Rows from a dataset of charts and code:
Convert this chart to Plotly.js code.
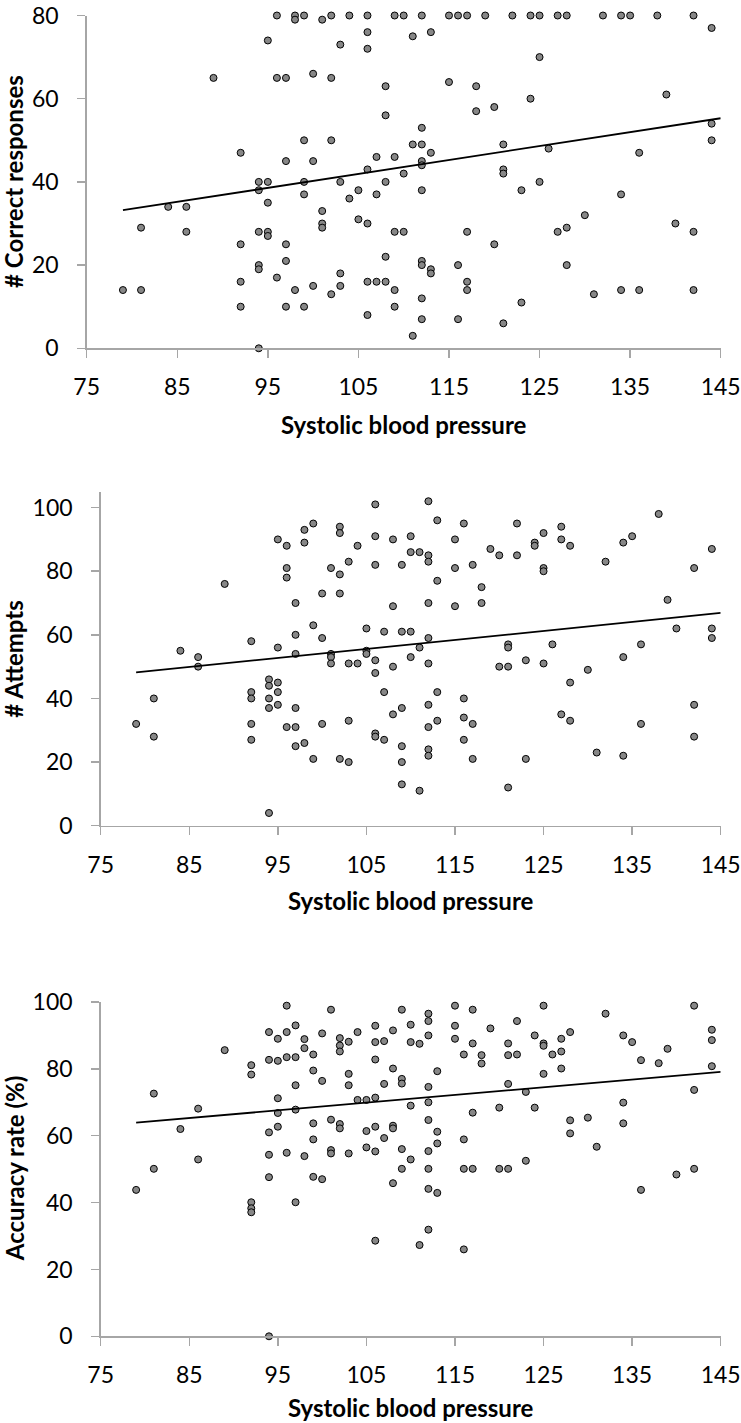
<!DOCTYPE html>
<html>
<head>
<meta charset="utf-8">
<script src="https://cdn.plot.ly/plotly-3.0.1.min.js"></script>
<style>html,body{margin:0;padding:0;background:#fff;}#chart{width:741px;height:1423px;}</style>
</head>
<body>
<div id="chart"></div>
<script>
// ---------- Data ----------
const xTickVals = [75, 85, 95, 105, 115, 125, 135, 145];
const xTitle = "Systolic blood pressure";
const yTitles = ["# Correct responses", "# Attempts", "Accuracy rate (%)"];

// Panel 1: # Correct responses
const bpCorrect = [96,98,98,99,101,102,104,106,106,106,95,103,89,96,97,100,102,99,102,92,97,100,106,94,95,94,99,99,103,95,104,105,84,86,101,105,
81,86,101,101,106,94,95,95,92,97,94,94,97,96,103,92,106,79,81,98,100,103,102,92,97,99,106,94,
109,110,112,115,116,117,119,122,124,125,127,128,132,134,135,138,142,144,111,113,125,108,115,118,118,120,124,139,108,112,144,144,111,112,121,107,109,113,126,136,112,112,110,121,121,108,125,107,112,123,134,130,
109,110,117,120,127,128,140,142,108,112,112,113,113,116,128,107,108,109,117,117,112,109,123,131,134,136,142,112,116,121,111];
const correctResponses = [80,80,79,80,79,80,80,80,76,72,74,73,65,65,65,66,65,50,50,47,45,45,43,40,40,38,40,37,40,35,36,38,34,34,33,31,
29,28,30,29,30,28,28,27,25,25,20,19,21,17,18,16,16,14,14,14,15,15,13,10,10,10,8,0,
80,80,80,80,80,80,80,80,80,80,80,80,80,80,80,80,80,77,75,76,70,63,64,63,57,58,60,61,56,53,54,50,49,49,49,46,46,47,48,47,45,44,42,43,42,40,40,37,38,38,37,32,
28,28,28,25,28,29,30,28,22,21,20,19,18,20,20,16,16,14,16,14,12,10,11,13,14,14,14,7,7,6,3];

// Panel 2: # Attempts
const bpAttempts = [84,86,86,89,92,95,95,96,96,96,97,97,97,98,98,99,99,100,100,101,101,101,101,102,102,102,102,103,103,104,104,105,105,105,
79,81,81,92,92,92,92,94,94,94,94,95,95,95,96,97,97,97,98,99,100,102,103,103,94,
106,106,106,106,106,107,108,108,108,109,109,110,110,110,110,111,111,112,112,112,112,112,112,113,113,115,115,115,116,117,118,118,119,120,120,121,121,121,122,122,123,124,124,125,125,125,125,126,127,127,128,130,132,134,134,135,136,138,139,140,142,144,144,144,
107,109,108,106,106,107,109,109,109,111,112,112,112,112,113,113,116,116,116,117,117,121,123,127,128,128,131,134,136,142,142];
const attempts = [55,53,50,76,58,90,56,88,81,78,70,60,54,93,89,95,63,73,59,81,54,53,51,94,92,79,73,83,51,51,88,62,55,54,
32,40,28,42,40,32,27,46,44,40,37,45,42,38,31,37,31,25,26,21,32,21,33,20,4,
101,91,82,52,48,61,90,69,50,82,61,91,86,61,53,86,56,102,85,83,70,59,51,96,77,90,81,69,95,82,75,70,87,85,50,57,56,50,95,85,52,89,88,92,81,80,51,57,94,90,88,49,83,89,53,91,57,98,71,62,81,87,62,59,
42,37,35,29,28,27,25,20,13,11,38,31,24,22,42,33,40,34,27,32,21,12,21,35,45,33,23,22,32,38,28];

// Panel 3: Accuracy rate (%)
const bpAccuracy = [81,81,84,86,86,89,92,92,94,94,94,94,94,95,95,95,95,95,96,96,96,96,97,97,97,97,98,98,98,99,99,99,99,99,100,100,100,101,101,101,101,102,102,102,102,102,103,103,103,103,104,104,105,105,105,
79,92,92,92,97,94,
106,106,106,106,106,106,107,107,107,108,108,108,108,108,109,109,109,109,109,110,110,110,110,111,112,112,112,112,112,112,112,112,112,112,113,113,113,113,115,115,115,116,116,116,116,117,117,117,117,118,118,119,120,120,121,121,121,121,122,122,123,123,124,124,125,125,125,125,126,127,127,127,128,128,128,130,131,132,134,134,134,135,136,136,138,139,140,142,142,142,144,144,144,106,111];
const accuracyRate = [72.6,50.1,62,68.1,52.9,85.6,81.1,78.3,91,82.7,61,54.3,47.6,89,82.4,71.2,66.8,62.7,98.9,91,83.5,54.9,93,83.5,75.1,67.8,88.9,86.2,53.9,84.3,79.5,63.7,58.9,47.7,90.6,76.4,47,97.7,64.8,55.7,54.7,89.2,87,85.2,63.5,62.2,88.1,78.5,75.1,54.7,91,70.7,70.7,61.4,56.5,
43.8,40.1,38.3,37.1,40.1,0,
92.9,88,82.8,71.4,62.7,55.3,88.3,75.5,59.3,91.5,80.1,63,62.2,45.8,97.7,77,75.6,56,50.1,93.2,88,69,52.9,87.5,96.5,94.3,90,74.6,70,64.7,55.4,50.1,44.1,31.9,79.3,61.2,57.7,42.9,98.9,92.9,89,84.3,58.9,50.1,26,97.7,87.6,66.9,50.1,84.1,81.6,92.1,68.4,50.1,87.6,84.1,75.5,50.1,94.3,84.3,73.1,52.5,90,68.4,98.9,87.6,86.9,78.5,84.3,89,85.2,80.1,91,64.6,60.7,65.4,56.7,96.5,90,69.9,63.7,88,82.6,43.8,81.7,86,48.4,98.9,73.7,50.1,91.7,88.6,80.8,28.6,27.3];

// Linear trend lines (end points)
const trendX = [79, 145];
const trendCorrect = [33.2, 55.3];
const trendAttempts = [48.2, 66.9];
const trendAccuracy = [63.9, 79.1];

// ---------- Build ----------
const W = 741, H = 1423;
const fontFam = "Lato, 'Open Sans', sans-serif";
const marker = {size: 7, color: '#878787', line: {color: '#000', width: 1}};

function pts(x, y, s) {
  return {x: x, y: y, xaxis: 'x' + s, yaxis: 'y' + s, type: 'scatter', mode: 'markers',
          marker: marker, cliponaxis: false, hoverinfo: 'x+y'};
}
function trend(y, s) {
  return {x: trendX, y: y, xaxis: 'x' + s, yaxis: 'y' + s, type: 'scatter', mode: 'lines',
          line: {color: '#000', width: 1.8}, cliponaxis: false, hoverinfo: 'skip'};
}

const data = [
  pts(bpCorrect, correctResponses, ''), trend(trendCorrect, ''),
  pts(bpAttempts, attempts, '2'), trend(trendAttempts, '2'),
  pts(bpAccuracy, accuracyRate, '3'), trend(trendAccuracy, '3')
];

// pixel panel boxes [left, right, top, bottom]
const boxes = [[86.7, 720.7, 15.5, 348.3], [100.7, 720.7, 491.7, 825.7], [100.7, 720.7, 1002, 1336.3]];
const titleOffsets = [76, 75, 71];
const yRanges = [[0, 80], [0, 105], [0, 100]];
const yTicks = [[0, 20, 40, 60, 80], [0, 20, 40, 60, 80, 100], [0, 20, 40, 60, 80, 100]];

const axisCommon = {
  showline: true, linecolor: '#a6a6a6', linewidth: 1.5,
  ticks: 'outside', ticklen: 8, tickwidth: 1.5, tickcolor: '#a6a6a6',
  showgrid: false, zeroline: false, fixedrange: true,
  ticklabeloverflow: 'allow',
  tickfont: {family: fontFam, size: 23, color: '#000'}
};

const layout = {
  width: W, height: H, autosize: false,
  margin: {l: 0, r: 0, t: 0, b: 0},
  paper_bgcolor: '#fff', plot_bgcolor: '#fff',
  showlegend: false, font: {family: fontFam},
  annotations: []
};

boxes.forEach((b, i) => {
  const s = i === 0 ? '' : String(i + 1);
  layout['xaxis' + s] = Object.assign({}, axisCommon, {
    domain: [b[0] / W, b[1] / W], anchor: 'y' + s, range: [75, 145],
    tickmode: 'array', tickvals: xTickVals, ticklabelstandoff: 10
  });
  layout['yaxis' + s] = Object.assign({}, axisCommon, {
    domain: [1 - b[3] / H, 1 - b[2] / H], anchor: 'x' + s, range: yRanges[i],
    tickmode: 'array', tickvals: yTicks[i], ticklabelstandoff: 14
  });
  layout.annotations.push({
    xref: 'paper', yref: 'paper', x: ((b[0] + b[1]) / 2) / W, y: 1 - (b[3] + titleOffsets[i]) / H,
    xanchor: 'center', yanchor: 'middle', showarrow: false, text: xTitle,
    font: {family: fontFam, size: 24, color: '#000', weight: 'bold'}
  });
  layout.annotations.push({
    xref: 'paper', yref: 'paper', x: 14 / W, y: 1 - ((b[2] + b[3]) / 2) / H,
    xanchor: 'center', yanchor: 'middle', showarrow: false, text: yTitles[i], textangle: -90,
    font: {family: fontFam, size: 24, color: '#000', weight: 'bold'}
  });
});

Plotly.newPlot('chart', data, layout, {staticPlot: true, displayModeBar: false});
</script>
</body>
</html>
* * *
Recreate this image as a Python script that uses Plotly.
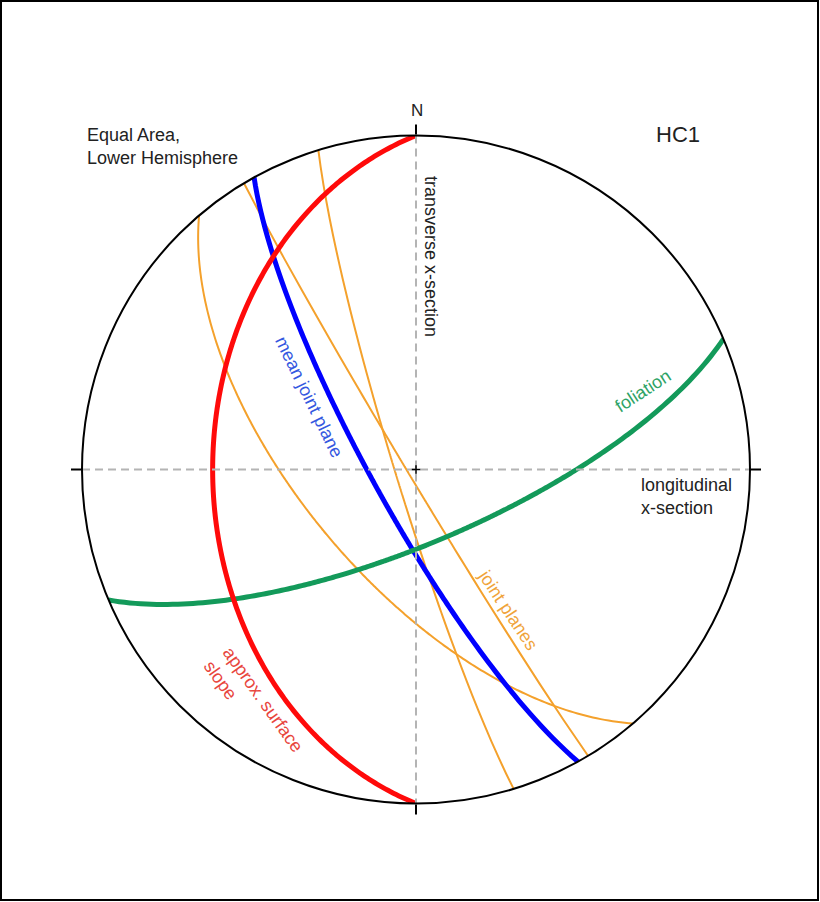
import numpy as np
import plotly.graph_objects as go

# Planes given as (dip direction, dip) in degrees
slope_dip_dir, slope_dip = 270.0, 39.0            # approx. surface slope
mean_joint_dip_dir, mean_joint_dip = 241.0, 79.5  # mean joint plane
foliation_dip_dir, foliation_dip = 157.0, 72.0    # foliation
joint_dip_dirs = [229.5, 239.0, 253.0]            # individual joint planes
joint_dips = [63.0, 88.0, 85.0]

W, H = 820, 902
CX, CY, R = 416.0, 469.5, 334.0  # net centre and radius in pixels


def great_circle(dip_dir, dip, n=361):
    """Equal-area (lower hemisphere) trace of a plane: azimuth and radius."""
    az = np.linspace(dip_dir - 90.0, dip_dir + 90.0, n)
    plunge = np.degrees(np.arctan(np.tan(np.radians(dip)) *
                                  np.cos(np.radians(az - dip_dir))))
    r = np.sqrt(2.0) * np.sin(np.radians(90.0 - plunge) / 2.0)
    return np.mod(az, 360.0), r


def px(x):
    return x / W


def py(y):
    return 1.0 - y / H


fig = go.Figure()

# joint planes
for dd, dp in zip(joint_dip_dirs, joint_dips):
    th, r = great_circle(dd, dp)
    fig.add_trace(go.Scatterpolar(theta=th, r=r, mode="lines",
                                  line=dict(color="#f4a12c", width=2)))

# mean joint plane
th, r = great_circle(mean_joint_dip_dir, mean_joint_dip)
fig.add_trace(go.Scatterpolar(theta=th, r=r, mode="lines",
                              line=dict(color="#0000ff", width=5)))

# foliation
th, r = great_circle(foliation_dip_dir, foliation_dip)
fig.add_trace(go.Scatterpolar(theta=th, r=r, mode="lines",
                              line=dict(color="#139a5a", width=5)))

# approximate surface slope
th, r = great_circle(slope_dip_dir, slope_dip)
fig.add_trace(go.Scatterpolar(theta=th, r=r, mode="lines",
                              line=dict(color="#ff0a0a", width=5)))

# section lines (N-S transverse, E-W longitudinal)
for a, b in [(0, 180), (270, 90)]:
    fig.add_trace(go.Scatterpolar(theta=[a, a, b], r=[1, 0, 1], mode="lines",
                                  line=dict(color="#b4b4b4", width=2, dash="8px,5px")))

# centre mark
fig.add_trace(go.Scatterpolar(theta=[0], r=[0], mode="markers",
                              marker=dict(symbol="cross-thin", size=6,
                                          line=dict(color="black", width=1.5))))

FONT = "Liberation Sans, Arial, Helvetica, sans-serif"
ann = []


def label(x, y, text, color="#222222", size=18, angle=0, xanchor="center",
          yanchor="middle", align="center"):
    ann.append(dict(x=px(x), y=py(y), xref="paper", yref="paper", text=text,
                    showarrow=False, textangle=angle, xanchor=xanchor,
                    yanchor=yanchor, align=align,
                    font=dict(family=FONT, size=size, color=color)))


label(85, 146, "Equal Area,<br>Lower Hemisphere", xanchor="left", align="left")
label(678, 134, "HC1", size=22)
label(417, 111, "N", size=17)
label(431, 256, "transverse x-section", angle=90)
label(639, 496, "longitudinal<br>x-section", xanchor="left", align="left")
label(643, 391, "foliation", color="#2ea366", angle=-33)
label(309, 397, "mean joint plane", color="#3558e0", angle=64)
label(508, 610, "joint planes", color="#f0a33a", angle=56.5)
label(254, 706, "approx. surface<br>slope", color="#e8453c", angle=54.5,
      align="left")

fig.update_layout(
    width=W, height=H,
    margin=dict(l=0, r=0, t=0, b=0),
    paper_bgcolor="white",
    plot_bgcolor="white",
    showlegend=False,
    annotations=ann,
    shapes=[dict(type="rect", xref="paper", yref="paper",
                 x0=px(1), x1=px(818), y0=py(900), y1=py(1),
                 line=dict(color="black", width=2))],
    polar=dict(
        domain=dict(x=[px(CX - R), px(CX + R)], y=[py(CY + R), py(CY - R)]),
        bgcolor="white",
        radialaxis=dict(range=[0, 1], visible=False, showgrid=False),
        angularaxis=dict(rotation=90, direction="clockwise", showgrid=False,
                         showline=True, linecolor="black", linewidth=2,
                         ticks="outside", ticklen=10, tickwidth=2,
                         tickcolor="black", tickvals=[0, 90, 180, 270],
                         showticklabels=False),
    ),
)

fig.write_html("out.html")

Aim: Select from the material above each line in which the string "script" appears, and list those lines.

Complete output:
<script src="https://cdn.plot.ly/plotly-3.0.1.min.js"></script>
<script>
</script>
Recreate this image as a Python script that uses Plotly.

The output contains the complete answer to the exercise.